New tracking technology could be a lifesaver
"Location, location, location." The phrase long has been a mantra for success in real estate, but the ability to pinpoint the presence of a user or asset also has become the foundation for many of the most useful tools, technologies and applications in the wireless-communications sector.
From GPS personnel navigation to GIS mapping to AVL technologies, location represents some of the most valuable data transmitted and received over wireless networks, making myriad tasks easier to accomplish in a more efficient manner.

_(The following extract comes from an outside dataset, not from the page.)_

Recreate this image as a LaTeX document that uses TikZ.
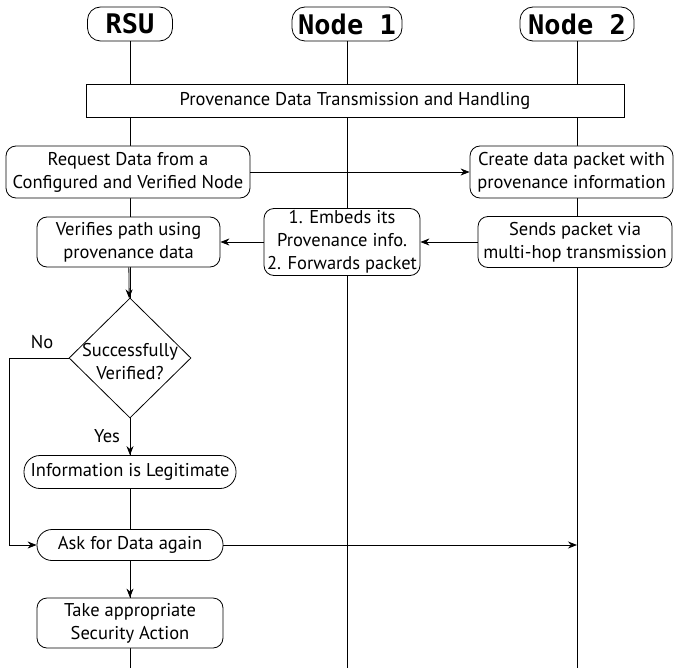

While these technologies all are extremely useful, none may be as valuable as the solution demonstrated this week in Massachusetts known as Geospatial Location Accountability and Navigation System for Emergency Responders, or GLANSER. Developed by Honeywell in cooperation with the U.S. Department of Homeland Security, GLANSER is expected to be the latest tool designed to address one of the toughest issues at a fire scene: determining the location of a firefighter in an environment of poor visibility and potentially collapsing structures.
By leveraging several types of location technologies — each with unique strengths and weaknesses — GLANSER allows the tracking of firefighters into a building. This has been a difficult challenge over the years, because GPS doesn't work well in buildings, and many in-building location technologies may be rendered inoperable because they depend on infrastructure that would be damaged in a fire scenario.
In addition, most location technologies only provide two-dimensional information, which has limited use when a first responder enters a multiple-story structure. Using a combination of air-pressure sensors, Doppler radar and mesh technologies, GLANSER also identifies the relative altitude of a firefighter.
"That ability to get that third-dimensional view of the building is truly the difference maker in this technology," said John Sullivan, deputy chief of the Worchester Fire Department, which participated in the demonstration.
Like most new technologies, GLANSER faces challenges, such as its initial price — $3,000 to $6,000 per unit, according to news reports. Hopefully, the technology used in GLANSER also can be leveraged in the consumer market, which would enable the component costs to drop dramatically, so that the solution can be offered at a price point that will allow it to be used globally, potentially saving the lives of both victims and first responders trying to save them.